Un miliardo di euro per immagazzinare l’anidride carbonica nel sottosuolo. Questo l’investimento previsto da Eni per il progetto di cattura e stoccaggio della CO2 a largo delle coste di Ravenna. Il gas verrebbe trasportato con condotte sopra giacimenti esauriti, compresso fino a renderlo liquido e iniettato a circa 4.000 metri di profondità. Nonostante l’azienda abbia marcato l’accento sui benefici ambientali della pratica nonché su quelli occupazionali, il progetto vede la forte opposizione da parte di vari movimenti ambientalisti. Vediamo perché.

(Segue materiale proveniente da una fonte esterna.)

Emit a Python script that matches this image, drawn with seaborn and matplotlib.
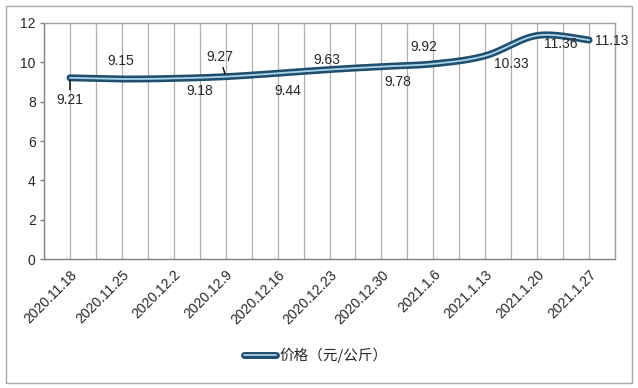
import numpy as np
import pandas as pd
import matplotlib
matplotlib.use("Agg")
import matplotlib.pyplot as plt
import seaborn as sns
from matplotlib.lines import Line2D
from matplotlib.patches import Rectangle

# data
dates = ['2020.11.18', '2020.11.25', '2020.12.2', '2020.12.9', '2020.12.16',
         '2020.12.23', '2020.12.30', '2021.1.6', '2021.1.13', '2021.1.20', '2021.1.27']
prices = [9.21, 9.15, 9.18, 9.27, 9.44, 9.63, 9.78, 9.92, 10.33, 11.36, 11.13]
series_name = '价格（元/公斤）'

# label offsets in points (dx, dy) relative to each data point
label_offsets = [(0, -16), (-1, 13), (19, -9), (-4, 14), (7, -13), (-2, 7),
                 (12, -11), (-7, 12), (19, -6), (17, -6), (16, -1)]

sns.set_theme(style="white")
plt.rcParams['font.family'] = ['Liberation Sans', 'Noto Sans CJK SC', 'DejaVu Sans']


def smooth_curve(y, n=30):
    # Excel-like smoothed line: cubic bezier with catmull-rom control points
    x = np.arange(len(y), dtype=float)
    y = np.asarray(y, dtype=float)
    px = np.concatenate([[x[0]], x, [x[-1]]])
    py = np.concatenate([[y[0]], y, [y[-1]]])
    xs, ys = [], []
    t = np.linspace(0, 1, n)
    for i in range(len(y) - 1):
        p0 = np.array([px[i + 1], py[i + 1]])
        p3 = np.array([px[i + 2], py[i + 2]])
        p1 = p0 + (p3 - np.array([px[i], py[i]])) / 6
        p2 = p3 - (np.array([px[i + 3], py[i + 3]]) - p0) / 6
        b = (np.outer((1 - t) ** 3, p0) + np.outer(3 * (1 - t) ** 2 * t, p1)
             + np.outer(3 * (1 - t) * t ** 2, p2) + np.outer(t ** 3, p3))
        xs.extend(b[:, 0])
        ys.extend(b[:, 1])
    return pd.DataFrame({'x': xs, 'y': ys})


curve = smooth_curve(prices)

fig = plt.figure(figsize=(6.38, 3.88), dpi=100)
ax = fig.add_axes([0.069, 0.332, 0.895, 0.609])

# vertical gridlines at category centres and boundaries
for gx in np.arange(-0.5, len(dates), 0.5):
    ax.axvline(gx, color='#b0b0b0', lw=0.9, zorder=0)

sns.lineplot(data=curve, x='x', y='y', ax=ax, color='#1f4e6e', lw=5,
             sort=False, solid_capstyle='round', zorder=3)
sns.lineplot(data=curve, x='x', y='y', ax=ax, color='#a9d4ea', lw=1.3,
             sort=False, zorder=4)

for i, (v, (dx, dy)) in enumerate(zip(prices, label_offsets)):
    arrow = None
    if i in (0, 3):
        arrow = dict(arrowstyle='-', color='black', lw=1, shrinkA=0, shrinkB=2)
    ax.annotate(f'{v:.2f}', xy=(i, v), xytext=(dx, dy), textcoords='offset points',
                ha='center', va='center', fontsize=10, color='#262626',
                arrowprops=arrow, zorder=5)

ax.set_xlim(-0.5, len(dates) - 0.5)
ax.set_ylim(0, 12)
ax.set_yticks(np.arange(0, 13, 2))
ax.set_xticks(np.arange(len(dates)))
ax.set_xticklabels(dates, rotation=45, ha='right', rotation_mode='anchor')
ax.tick_params(axis='both', labelsize=10, labelcolor='#262626', pad=4)
ax.tick_params(axis='y', left=True, length=3, width=1, color='#808080', pad=3)
ax.tick_params(axis='x', length=0, pad=6)
ax.set_xlabel('')
ax.set_ylabel('')
for s in ax.spines.values():
    s.set_color('#a0a0a0')
    s.set_linewidth(1)
ax.spines['left'].set_color('#808080')
ax.spines['bottom'].set_color('#808080')

handle = (Line2D([], [], color='#1f4e6e', lw=5, solid_capstyle='round'),
          Line2D([], [], color='#a9d4ea', lw=1.3))
fig.legend([handle], [series_name], loc='center', bbox_to_anchor=(0.495, 0.085),
           frameon=False, fontsize=10.5, handlelength=2.2, handletextpad=0.2,
           prop={'family': ['Noto Sans CJK SC'], 'size': 10.5})

fig.patches.append(Rectangle((0.009, 0.013), 0.982, 0.972, transform=fig.transFigure,
                             fill=False, edgecolor='#a8a8a8', lw=1))

fig.savefig('out.png', dpi=100, facecolor='white')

Se ancora si fatica a ridurre le emissioni di anidride carbonica, tanto vale che venga stoccata nel sottosuolo. È grossomodo questa la logica dietro la tecnologia Ccs (Carbon Capture and Storage). L’anidride carbonica, prima che venga emessa in atmosfera, verrebbe catturata e immagazzinata in maniera permanente all’interno di formazioni geologiche o in pozzi esauriti di petrolio o gas. Acciaierie, termovalorizzatori e cementifici, potrebbero quindi operare senza rilasciare la tanto temuta CO2. Per quanto riguarda i combustibili fossili, la cattura del dibattuto gas serra potrebbe avvenire attraverso due modalità. Nella pre-combustione, gli idrocarburi vengono privati del carbonio prima di essere bruciati, mentre nella post-combustione l’anidride carbonica viene sequestrata una volta liberata. In entrambi i casi, sfruttando le conoscenze e le tecnologie maturate per l’estrazione delle fonti fossili, segue il trasporto e lo stoccaggio.
Una soluzione quindi apparentemente risolutiva che tuttavia cela rischi difficilmente prevedibili. Pur essendo l’unico strumento di riduzione diretta delle emissioni di cui disponiamo, non si hanno informazioni su possibili conseguenze a lungo termine. Il tema, per questo ed altri motivi, è stato recentemente al centro di accessi dibattiti. Le critiche più consistenti quelle di Friday for Future. «Un enorme spreco di denaro e un pretesto per continuare a estrarre combustibili fossili», queste le accuse avanzate dal noto movimento ambientalista. A rincarare la dose, il chimico Vincenzo Balzani: «un’azione fuori da ogni logica – ha dichiarato a Il Manifesto – tecnicamente non ancora sviluppata, caratterizzata da alti costi e forti pericoli ambientali, soprattutto se lo storage avviene in zone sismiche o con forte subsidenza come la costa di Ravenna».
Non dovrebbe infatti sorprendere che il forte interesse di Eni per la realizzazione di impianti Ccs sia tutt’altro che casuale. L’anidride carbonica, infatti, prima di essere stoccata, può essere iniettata nei pozzi petroliferi per aumentare la resa dell’estrazione di greggio. Ma non solo. Questi processi, in parte, sono anche strettamente correlati alla produzione dell’idrogeno. Quello che ormai si prospetta come il vettore energetico del futuro, per quanto pulito, ha ancora qualche pericoloso legame con il fossile. Specie se parliamo di una delle sue sfumature in particolare. La produzione di “idrogeno blu”, quello ricavato dal gas naturale, comporta la liberazione di anidride carbonica che verrebbe però sequestrata proprio grazie alle tecnologie Ccs. Ed Eni, grazie ai suoi numerosi pozzi esausti, ne sarebbe l’unico potenziale produttore.
Inizialmente sembrava che il piano per lo stoccaggio della CO2 di Eni dovesse essere inserito nel Recovery Plan, quindi finanziato con fondi pubblici. Questo, anche grazie alle proteste degli ambientalisti, non è successo. Tuttavia, considerando che l’idrogeno blu è attualmente il più conveniente in termini economici, quei 3,19 miliardi previsti dal piano del governo italiano per «promuovere la produzione, la distribuzione e gli usi finali dell’idrogeno», hanno buone possibilità di finire comunque, per vie indirette, nelle tasche del colosso petrolifero italiano.